= DESCRIPTION OF THE TASK =
Transcribe the full listing exactly, and drop every picture.

#####

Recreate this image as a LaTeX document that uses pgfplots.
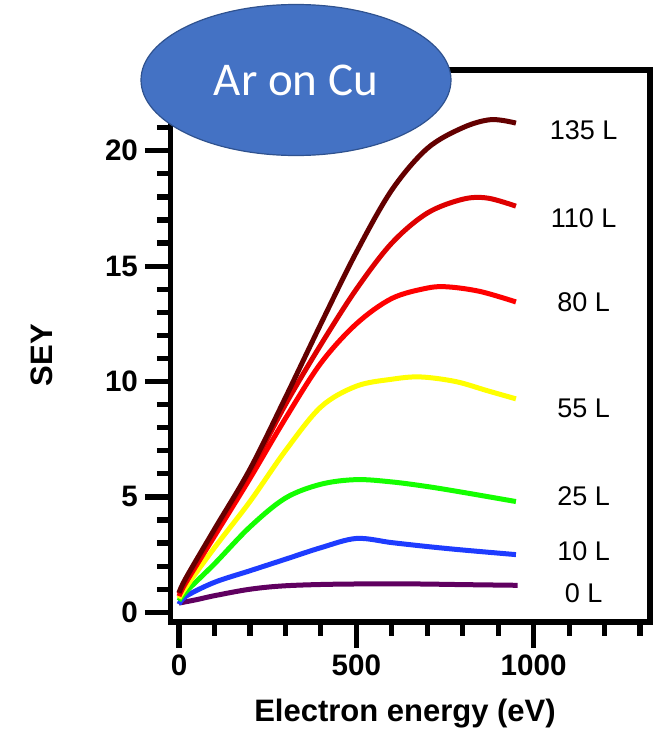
\documentclass[border=0pt]{standalone}
\usepackage{fontspec}
\setmainfont{Liberation Sans}
\newfontfamily\calibri{Carlito}
\usepackage{pgfplots}
\pgfplotsset{compat=1.18}
\definecolor{cA}{RGB}{100,0,0}
\definecolor{cB}{RGB}{222,0,0}
\definecolor{cC}{RGB}{255,0,0}
\definecolor{cD}{RGB}{255,255,0}
\definecolor{cE}{RGB}{20,255,0}
\definecolor{cF}{RGB}{30,60,255}
\definecolor{cG}{RGB}{96,0,96}
\definecolor{ellblue}{RGB}{68,114,196}
\definecolor{elledge}{RGB}{47,82,143}
\begin{document}
\begin{tikzpicture}
\begin{axis}[
  scale only axis, width=239.75pt, height=276pt,
  at={(0,0)}, anchor=south west,
  xmin=-24, xmax=1328, ymin=-0.42, ymax=23.5,
  axis line style={line width=2.6pt},
  xtick={0,500,1000}, minor xtick={100,200,...,1300},
  ytick={0,5,...,20}, minor ytick={1,...,23},
  xtick pos=left, ytick pos=left,
  tick align=outside,
  major tick length=12.75pt, minor tick length=6.75pt,
  every tick/.style={black, line width=2.6pt},
  /pgf/number format/assume math mode=true,
  /pgf/number format/1000 sep={},
  tick label style={font=\bfseries\fontsize{14.8}{15}\selectfont},
  every axis plot/.append style={line width=2.5pt, smooth, tension=0.55},
]
\addplot[cG] coordinates {(0,0.4) (50,0.55) (100,0.72) (200,1.0) (300,1.15) (450,1.22) (650,1.23) (800,1.2) (955,1.17)};
\addplot[cF] coordinates {(0,0.35) (20,0.7) (100,1.3) (200,1.8) (300,2.3) (400,2.8) (500,3.2) (600,3.02) (700,2.85) (800,2.7) (950,2.5)};
\addplot[cE] coordinates {(0,0.5) (20,0.9) (100,2.1) (200,3.7) (300,4.95) (400,5.55) (500,5.75) (600,5.65) (700,5.45) (800,5.2) (950,4.8)};
\addplot[cD] coordinates {(0,0.6) (20,1.1) (100,2.8) (200,4.8) (300,7.0) (400,8.9) (500,9.8) (600,10.1) (680,10.2) (780,10.0) (870,9.6) (950,9.25)};
\addplot[cC] coordinates {(0,0.7) (20,1.3) (100,3.3) (200,5.8) (300,8.4) (400,10.8) (500,12.5) (600,13.6) (700,14.05) (760,14.1) (850,13.9) (950,13.45)};
\addplot[cB] coordinates {(0,0.8) (20,1.4) (100,3.5) (200,6.1) (300,9.0) (400,11.6) (500,14.0) (600,16.0) (700,17.3) (800,17.9) (870,17.95) (950,17.6)};
\addplot[cA] coordinates {(0,0.85) (20,1.5) (100,3.6) (200,6.2) (300,9.3) (400,12.5) (500,15.6) (600,18.3) (700,20.1) (800,21.0) (880,21.35) (950,21.2)};
\begin{scope}[font=\fontsize{13.5}{14}\selectfont]
\node at (axis cs:1141,20.87) {135 L};
\node at (axis cs:1141,17.06) {110 L};
\node at (axis cs:1141,13.42) {80 L};
\node at (axis cs:1141,8.83) {55 L};
\node at (axis cs:1141,5.02) {25 L};
\node at (axis cs:1141,2.64) {10 L};
\node at (axis cs:1141,0.82) {0 L};
\end{scope}
\end{axis}
\node[rotate=90, font=\bfseries\fontsize{15.5}{16}\selectfont] at (-64.25pt,133.5pt) {SEY};
\node[font=\bfseries\fontsize{15.5}{16}\selectfont] at (117.25pt,-46pt) {Electron energy (eV)};
\draw[fill=ellblue, draw=elledge, line width=0.6pt] (62.75pt,271pt) ellipse [x radius=77.5pt, y radius=37.75pt];
\node[text=white, font=\calibri\fontsize{23.5}{24}\selectfont] at (62.75pt,271pt) {Ar on Cu};
\pgfresetboundingbox
\useasboundingbox (-85.25pt,-57pt) rectangle (248.25pt,311pt);
\end{tikzpicture}
\end{document}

#####

= RESPONSE =
Recreate this image as a LaTeX document that uses pgfplots.
\documentclass[border=0pt]{standalone}
\usepackage{fontspec}
\setmainfont{Liberation Sans}
\newfontfamily\calibri{Carlito}
\usepackage{pgfplots}
\pgfplotsset{compat=1.18}
\definecolor{cA}{RGB}{100,0,0}
\definecolor{cB}{RGB}{222,0,0}
\definecolor{cC}{RGB}{255,0,0}
\definecolor{cD}{RGB}{255,255,0}
\definecolor{cE}{RGB}{20,255,0}
\definecolor{cF}{RGB}{30,60,255}
\definecolor{cG}{RGB}{96,0,96}
\definecolor{ellblue}{RGB}{68,114,196}
\definecolor{elledge}{RGB}{47,82,143}
\begin{document}
\begin{tikzpicture}
\begin{axis}[
  scale only axis, width=239.75pt, height=276pt,
  at={(0,0)}, anchor=south west,
  xmin=-24, xmax=1328, ymin=-0.42, ymax=23.5,
  axis line style={line width=2.6pt},
  xtick={0,500,1000}, minor xtick={100,200,...,1300},
  ytick={0,5,...,20}, minor ytick={1,...,23},
  xtick pos=left, ytick pos=left,
  tick align=outside,
  major tick length=12.75pt, minor tick length=6.75pt,
  every tick/.style={black, line width=2.6pt},
  /pgf/number format/assume math mode=true,
  /pgf/number format/1000 sep={},
  tick label style={font=\bfseries\fontsize{14.8}{15}\selectfont},
  every axis plot/.append style={line width=2.5pt, smooth, tension=0.55},
]
\addplot[cG] coordinates {(0,0.4) (50,0.55) (100,0.72) (200,1.0) (300,1.15) (450,1.22) (650,1.23) (800,1.2) (955,1.17)};
\addplot[cF] coordinates {(0,0.35) (20,0.7) (100,1.3) (200,1.8) (300,2.3) (400,2.8) (500,3.2) (600,3.02) (700,2.85) (800,2.7) (950,2.5)};
\addplot[cE] coordinates {(0,0.5) (20,0.9) (100,2.1) (200,3.7) (300,4.95) (400,5.55) (500,5.75) (600,5.65) (700,5.45) (800,5.2) (950,4.8)};
\addplot[cD] coordinates {(0,0.6) (20,1.1) (100,2.8) (200,4.8) (300,7.0) (400,8.9) (500,9.8) (600,10.1) (680,10.2) (780,10.0) (870,9.6) (950,9.25)};
\addplot[cC] coordinates {(0,0.7) (20,1.3) (100,3.3) (200,5.8) (300,8.4) (400,10.8) (500,12.5) (600,13.6) (700,14.05) (760,14.1) (850,13.9) (950,13.45)};
\addplot[cB] coordinates {(0,0.8) (20,1.4) (100,3.5) (200,6.1) (300,9.0) (400,11.6) (500,14.0) (600,16.0) (700,17.3) (800,17.9) (870,17.95) (950,17.6)};
\addplot[cA] coordinates {(0,0.85) (20,1.5) (100,3.6) (200,6.2) (300,9.3) (400,12.5) (500,15.6) (600,18.3) (700,20.1) (800,21.0) (880,21.35) (950,21.2)};
\begin{scope}[font=\fontsize{13.5}{14}\selectfont]
\node at (axis cs:1141,20.87) {135 L};
\node at (axis cs:1141,17.06) {110 L};
\node at (axis cs:1141,13.42) {80 L};
\node at (axis cs:1141,8.83) {55 L};
\node at (axis cs:1141,5.02) {25 L};
\node at (axis cs:1141,2.64) {10 L};
\node at (axis cs:1141,0.82) {0 L};
\end{scope}
\end{axis}
\node[rotate=90, font=\bfseries\fontsize{15.5}{16}\selectfont] at (-64.25pt,133.5pt) {SEY};
\node[font=\bfseries\fontsize{15.5}{16}\selectfont] at (117.25pt,-46pt) {Electron energy (eV)};
\draw[fill=ellblue, draw=elledge, line width=0.6pt] (62.75pt,271pt) ellipse [x radius=77.5pt, y radius=37.75pt];
\node[text=white, font=\calibri\fontsize{23.5}{24}\selectfont] at (62.75pt,271pt) {Ar on Cu};
\pgfresetboundingbox
\useasboundingbox (-85.25pt,-57pt) rectangle (248.25pt,311pt);
\end{tikzpicture}
\end{document}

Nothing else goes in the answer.